Ayat tersebut berbunyi: Walillahi yasjudu Man fi ssamaawaati wal
ardhi, jika diterjemahkan menjadi: Dan kepada Allah “Man” di langit dan
di Bumi bersujud/beribadah. Itu bunyi paraghraf pertama dari ayat
tersebut. Paraghraf ini menjelaskan adanya “Man” di langit dan di Bumi
yang bersujud/beribadah kepada Allah. Lalu dilanjutkan dengan kalimat:
Thou’an wa karhan wa dzilaluhum…., jika diterjemahkan menjadi: Taat, dan
terpaksa, dan bayang-bayang mereka…… Paraghraf ini menjelaskan
cirri-ciri “Man” yang dimaksud pada paraghraf pertama. Bahwa
sujud/ibadahnya si “Man” yang dimaksud di atas kadang kala taat, kadang
terpaksa, dan mereka memiliki bayang-bayang.

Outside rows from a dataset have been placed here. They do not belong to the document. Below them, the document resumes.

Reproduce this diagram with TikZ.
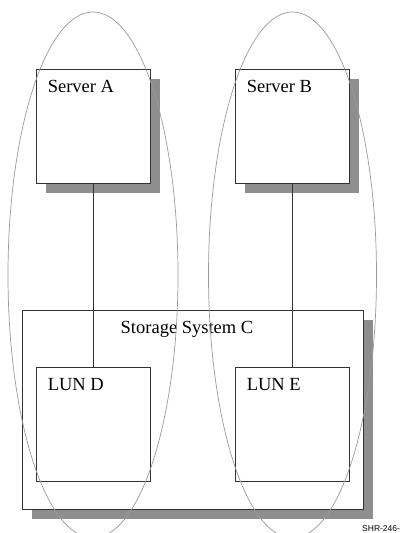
\documentclass[tikz,border=0pt]{standalone}
\usepackage{fontspec}
\setmainfont{Liberation Serif}
\newfontfamily\tagfont{Liberation Sans}
\usepackage{xcolor}
\usetikzlibrary{shadows}
\definecolor{boxline}{HTML}{333333}
\definecolor{shade}{HTML}{8E8E8E}
\definecolor{ring}{HTML}{9A9A9A}

\begin{document}
\begin{tikzpicture}[x=1pt, y=-1pt,
      box/.style = {draw=boxline, line width=0.9pt, fill=white, inner sep=0pt},
      shaded/.style = {box, drop shadow={shadow xshift=10pt, shadow yshift=-10pt,
                                         fill=shade, opacity=1}},
      unit/.style = {minimum width=114, minimum height=114},
      boxtitle/.style = {inner sep=0pt, font=\fontsize{18.5}{22}\selectfont},
      link/.style = {draw=boxline, line width=0.8pt},
      zone/.style = {draw=ring, line width=0.7pt}]
      \useasboundingbox (0,0) rectangle (407,533);
      \node[shaded, minimum width=341, minimum height=199] (store) at (192.5,409.5) {};
      \node[shaded, unit] (srvA) at (93,126) {};
      \node[shaded, unit] (srvB) at (292,126) {};
      \node[box, unit] (lunD) at (93,424) {};
      \node[box, unit] (lunE) at (292,424) {};
      \node[boxtitle, anchor=base west] at ([shift={(12,24)}]srvA.north west) {Server A};
      \node[boxtitle, anchor=base west] at ([shift={(12,24)}]srvB.north west) {Server B};
      \node[boxtitle, anchor=base west] at ([shift={(12,24)}]lunD.north west) {LUN D};
      \node[boxtitle, anchor=base west] at ([shift={(12,24)}]lunE.north west) {LUN E};
      \node[boxtitle, anchor=base] at ([shift={(-5.5,24)}]store.north) {Storage System C};
      \draw[link] (srvA.south) -- (lunD.north);
      \draw[link] (srvB.south) -- (lunE.north);
      \draw[zone] (93,275) ellipse (85 and 263);
      \draw[zone] (292.5,275) ellipse (84 and 263);
      \node[inner sep=0pt, anchor=base west, font=\tagfont\fontsize{8.5}{10}\selectfont]
            (tag) at (362,531.5) {SHR-246-};
\end{tikzpicture}
\end{document}
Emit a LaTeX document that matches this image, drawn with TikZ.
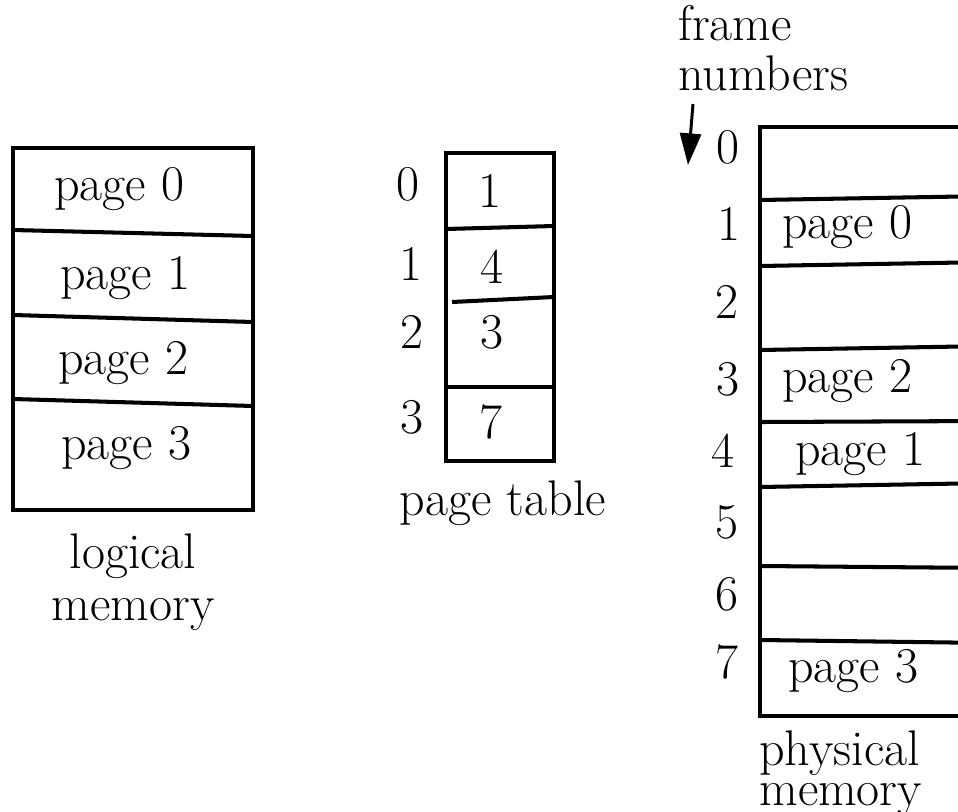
\documentclass[tikz,border=0pt]{standalone}
\usetikzlibrary{arrows.meta}
\begin{document}
\begin{tikzpicture}[x=0.02cm,y=-0.02cm,
  box/.style={line width=2.3pt},
  lbl/.style={font=\fontsize{28.5}{28}\selectfont, inner sep=0pt, anchor=base},
  lcaption/.style={font=\fontsize{28.5}{28}\selectfont, inner sep=0pt, anchor=base west, align=left},
  ccaption/.style={font=\fontsize{28.5}{28}\selectfont, inner sep=0pt, anchor=base, align=center}]
\useasboundingbox (0,0) rectangle (958,812);
\clip (0,0) rectangle (958,812);
% logical memory
\draw[box] (13,148) rectangle (253,510);
\draw[box] (13,230) -- (253,236);
\draw[box] (13,315) -- (253,322);
\draw[box] (13,399) -- (253,406);
\node[lbl] (l0) at (119,200) {page 0};
\node[lbl] (l1) at (125,289) {page 1};
\node[lbl] (l2) at (123,374) {page 2};
\node[lbl] (l3) at (126,459) {page 3};
\node[ccaption] (lcap) at (133,620) {logical\\[1.5pt]memory};
% page table
\draw[box] (446,153) rectangle (554,461);
\draw[box] (446,229) -- (554,226);
\draw[box] (452,302) -- (554,297);
\draw[box] (446,387) -- (554,387);
\node[lbl] (i0) at (408,200) {0};
\node[lbl] (i1) at (411,280) {1};
\node[lbl] (i2) at (412,348) {2};
\node[lbl] (i3) at (412,433) {3};
\node[lbl] (v0) at (490,207) {1};
\node[lbl] (v1) at (492,283) {4};
\node[lbl] (v2) at (492,348) {3};
\node[lbl] (v3) at (491,438) {7};
\node[lbl] (ptcap) at (503,515) {page table};
% physical memory
\draw[box] (990,127) -- (760,127) -- (760,716) -- (990,716);
\draw[box] (760,200) -- (990,196);
\draw[box] (760,266) -- (990,262);
\draw[box] (760,350) -- (990,346);
\draw[box] (760,422) -- (990,421);
\draw[box] (760,487) -- (990,483);
\draw[box] (760,566) -- (990,568);
\draw[box] (760,640) -- (990,643);
\node[lbl] (f0) at (728,163) {0};
\node[lbl] (f1) at (729,240) {1};
\node[lbl] (f2) at (727,318) {2};
\node[lbl] (f3) at (728,395) {3};
\node[lbl] (f4) at (723,467) {4};
\node[lbl] (f5) at (727,538) {5};
\node[lbl] (f6) at (727,610) {6};
\node[lbl] (f7) at (727,678) {7};
\node[lbl] (p0) at (847,238) {page 0};
\node[lbl] (p2) at (847,392) {page 2};
\node[lbl] (p1) at (860,465) {page 1};
\node[lbl] (p3) at (853,682) {page 3};
\node[lcaption] (fcap) at (678,90) {frame\\[0.3pt]numbers};
\node[lcaption] (pcap) at (759,805) {physical\\[-5.3pt]memory};
\coordinate (as) at (693,104);
\coordinate (ae) at (688,165);
\draw[line width=1.7pt,-{Triangle[length=18pt,width=12pt]}] (as) -- (ae);
\end{tikzpicture}
\end{document}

3. Perlu diketahui lagi bahwa kata As-samaawaati pada ayat tersebut
berbentuk jamak. Sehingga menjadi petunjuk bahwa “Man” yang berada di
luar planet Bumi akan tersebar di banyak planet lain.

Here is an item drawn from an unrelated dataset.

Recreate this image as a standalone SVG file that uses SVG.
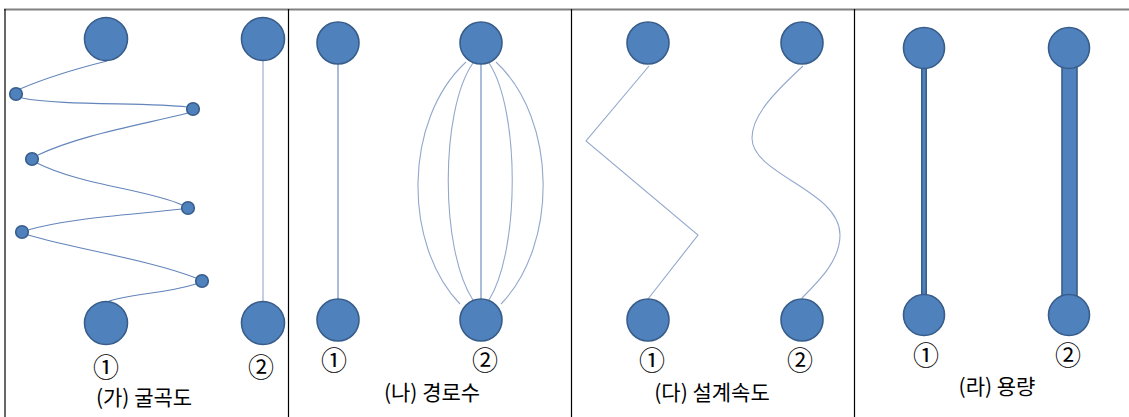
<svg xmlns="http://www.w3.org/2000/svg" width="1129" height="417" viewBox="0 0 1129 417">
<style>
.node{fill:#4F81BD;stroke:#385D8A;stroke-width:1.6}
.link{fill:none;stroke:#6385BA;stroke-width:1.1}
.link2{fill:none;stroke:#93A8CC;stroke-width:1.1}
.frame{stroke:#000;stroke-width:1.2}
.lbl{font-family:"Noto Sans CJK KR","Liberation Serif",serif;font-size:21px;fill:#000;text-anchor:middle}
.num{font-family:"Noto Sans CJK KR","DejaVu Sans",sans-serif;font-size:26px;fill:#000;text-anchor:middle}
</style>
<rect x="0" y="0" width="1129" height="417" fill="#fff"/>
<g id="frame">
<line x1="4" y1="9.5" x2="1129" y2="9.5" stroke="#808080" stroke-width="2"/>
<line class="frame" x1="5" y1="9" x2="5" y2="417"/>
<line class="frame" x1="288.5" y1="9" x2="288.5" y2="417"/>
<line class="frame" x1="571.5" y1="9" x2="571.5" y2="417"/>
<line class="frame" x1="854.5" y1="9" x2="854.5" y2="417"/>
</g>
<g id="connectors">
<path class="link" d="M107,61 Q55,74 20,89"/>
<path class="link" d="M22,98 C60,106 150,102 187,107"/>
<path class="link" d="M188,113 C140,125 80,135 38,155"/>
<path class="link" d="M37,163 C80,185 150,190 182,205"/>
<path class="link" d="M182,209 C130,215 70,218 28,230"/>
<path class="link" d="M28,235 C80,250 150,260 196,278"/>
<path class="link" d="M196,284 C160,295 130,293 107,302"/>
<line class="link2" x1="263" y1="61" x2="263" y2="301"/>
<line class="link" x1="338" y1="64" x2="338" y2="299"/>
<path class="link2" d="M466,62 C403,120 403,245 460,304"/>
<path class="link2" d="M473,63 C440,110 440,250 473,300"/>
<line class="link" x1="481" y1="64" x2="481" y2="299"/>
<path class="link2" d="M489,63 C520,110 520,250 489,300"/>
<path class="link2" d="M496,62 C558,120 558,245 501,304"/>
<path class="link2" d="M649,66 L586,141 L698,235 L648,299"/>
<path class="link2" d="M803,66 C775,92 752,115 752,138 C752,175 840,190 840,235 C840,260 820,280 802,298"/>
<line x1="924" y1="62" x2="924" y2="300" stroke="#385D8A" stroke-width="6"/>
<line x1="924" y1="62" x2="924" y2="300" stroke="#4F81BD" stroke-width="3"/>
<rect x="1062" y="58" width="15" height="245" fill="#4F81BD" stroke="#385D8A" stroke-width="1.6"/>
</g>
<g id="panel-ga">
<circle class="node" cx="106" cy="39" r="21.5"/>
<circle class="node" cx="106" cy="323" r="21.5"/>
<circle class="node" cx="263" cy="39" r="21.5"/>
<circle class="node" cx="263" cy="323" r="21.5"/>
<circle class="node" cx="16" cy="94" r="6.3"/>
<circle class="node" cx="193" cy="109" r="6.3"/>
<circle class="node" cx="32" cy="159" r="6.3"/>
<circle class="node" cx="188" cy="208" r="6.3"/>
<circle class="node" cx="22" cy="232" r="6.3"/>
<circle class="node" cx="202" cy="281" r="6.3"/>
<text class="num" x="106" y="377">①</text>
<text class="num" x="261" y="377">②</text>
<text class="lbl" x="144" y="405">(가) 굴곡도</text>
</g>
<g id="panel-na">
<circle class="node" cx="338" cy="43" r="21"/>
<circle class="node" cx="338" cy="320" r="21"/>
<circle class="node" cx="481" cy="43" r="21"/>
<circle class="node" cx="481" cy="320" r="21"/>
<text class="num" x="334" y="370">①</text>
<text class="num" x="485" y="370">②</text>
<text class="lbl" x="432" y="400">(나) 경로수</text>
</g>
<g id="panel-da">
<circle class="node" cx="648" cy="43" r="21"/>
<circle class="node" cx="648" cy="320" r="21"/>
<circle class="node" cx="802" cy="43" r="21"/>
<circle class="node" cx="802" cy="320" r="21"/>
<text class="num" x="652" y="370">①</text>
<text class="num" x="800" y="370">②</text>
<text class="lbl" x="712" y="400">(다) 설계속도</text>
</g>
<g id="panel-ra">
<circle class="node" cx="924" cy="48" r="20.5"/>
<circle class="node" cx="924" cy="315" r="20.5"/>
<circle class="node" cx="1069" cy="48" r="20.5"/>
<circle class="node" cx="1069" cy="315" r="20.5"/>
<text class="num" x="926" y="365">①</text>
<text class="num" x="1068" y="365">②</text>
<text class="lbl" x="997" y="394">(라) 용량</text>
</g>
</svg>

3. Jika melihat ciri-ciri tersebut diatas maka tidak mungkin yang
dimaksud “Man” di dalam ayat tersebut adalah Malaikat, karena Malaikat
selalu patuh kepada Allah, tidak pernah terpaksa, dan tidak memiliki
bayang-bayang.
4. Juga tidak mungkin yang maksud “Man” di dalam ayat tersebut adalah
Iblis, karena Iblis tidak pernah taat kepada Allah serta tidak memiliki
bayang-bayang.
5. Dan tidak mungkin pula yang dimaksud “Man” di dalam ayat tersebut
adalah Jin. Walaupun ada Jin yang taat dan terpaksa, tetapi Jin tidak
memiliki bayang-bayang.
6. Maka yang dimaksud dengan “Man” pada ayat tersebut adalah makhluk
seperti manusia. Yaitu mahkluk yang kadang kala taat, atau terpaksa
serta memiliki bayang-bayang. Oleh sebab itu, ayat tersebut menjadi
petunjuk adanya makhluk berakal seperti manusia di luar planet Bumi.
Disamping “Man”, di luar planet Bumi pun Allah swt pun menciptakan
“Maa” dari kelompok binatang melata. Sebagaimana firman Allah swt di
dalam surat An-Nahl (16) ayat 49.
Dan hanya kepada Allah-lah sujud “Maa” yang melata yang ada dilangit
dan “Maa” yang melata yang ada di Bumi. Dan para Malaikat, dan mereka
tidak menyombongkan diri. (QS 16:49).
Ayat tersebut menjelaskan adanya “Maa” dan “Malaikat” di langit dan
di Bumi yang selalu sujud kepada Allah serta tidak sombong. Pada ayat
ini tidak ada istilah terpaksa, sebagai bukti bahwa Malaikat dan “Maa”
selalu sujud dengan taat kepada Allah swt.
Mengakhiri pembahasan tentang makhluk di luar Bumi maka silahkan simak firman Allah swt di dalam surat Asy-Syura (42) ayat 29.
Dan diantara tanda-tanda kekuasaan-Nya, ialah menciptakan langit dan
Bumi dan “Maa” yang melata yang Ia sebarkan pada keduanya. DAN IA MAHA
KUASA UNTUK MENGUMPULKAN (MEMPERTEMUKAN) SEMUANYA (MAKHLUK LANGIT DAN
BUMI) APABILA IA BERKEHENDAK (QS 42:29).
Ayat tersebut menjadi petunjuk adanya kemungkinan pertemuan
(interaksi) antara manusia yang ada di langit dengan manusia yang ada di
Bumi bahkan kemungkinan saling berjodoh, tentunya jika Allah swt sudah
berkehendak. Wallahu a’lam bishowab.